The point is that the Mormons got what they wanted. The mood on campus today is pretty much the way it is by plan—the successive administrations since 1875 have made sure of that. And if there's an air of goodness all around, well, by God, that is precisely what Young demanded. "Neither the alphabet nor the multiplication tables are to be taught without the word of God," he thundered—and Young was a man who could, and often did, thunder at his flock. He was 5'10" and 44 inches around the chest, and in his glory days he was called the Lion of the Lord. Young had converted to Mormonism from the Methodist Episcopal Reform Church and had had only 11 days of what was known as formal education back in those days—but he was a brilliant, charismatic leader who advocated the hardy life and was intolerant of panty-waists. "Many persons are so constituted that if you put them in a parlor, keep a good fire for them, furnish them tea, cake, sweet meats, etc., and nurse them tenderly, soaking their feet and putting them to bed, they will die in a short time," he said. "But throw them into snowbanks and they will live a great many years."
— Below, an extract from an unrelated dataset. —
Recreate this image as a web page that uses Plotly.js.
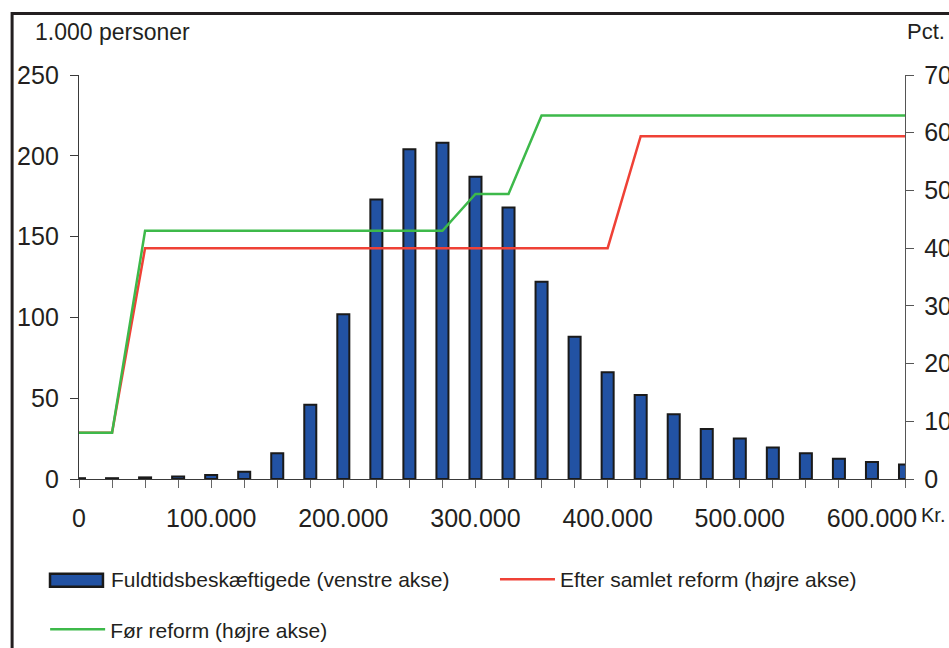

Well, the Mormons have survived—and, more important, prospered—for enough years that their school has quietly become a force in the country: Brigham Young is now the largest private university in the U.S. With its 26,000 students, its enrollment is more than twice that of Stanford, 1½ times that of Harvard, three times that of Notre Dame, and it could seat all of Oral Roberts' student body in its field house—the old 10,200-seat one, not the new 22,700-seat job. What's more, BYU is one of the few colleges in the country with a growing number of applicants—largely because of a parallel growth in the membership of the LDS Church. There's also a growing sense of athletic feistiness in Provo, though, Lord knows, it took a lot of time to develop. Traditionally, the Mormons of BYU have been a far, far less imposing folk athletically than, say, the Catholics of Notre Dame. This isn't a matter of guts, nor are any of those Pat O'Brien halftime histrionics involved; it's simply that it takes a lot of practice and some national exposure for a school to develop a proper in-your-face stance. For years, the interests of BYU pretty much ended on Provo Canyon Road at the edge of the campus—in fact, until 1921 it was basically a teachers' college whose first president, a Lutheran retread, was paid in part in chickens and produce. But no more.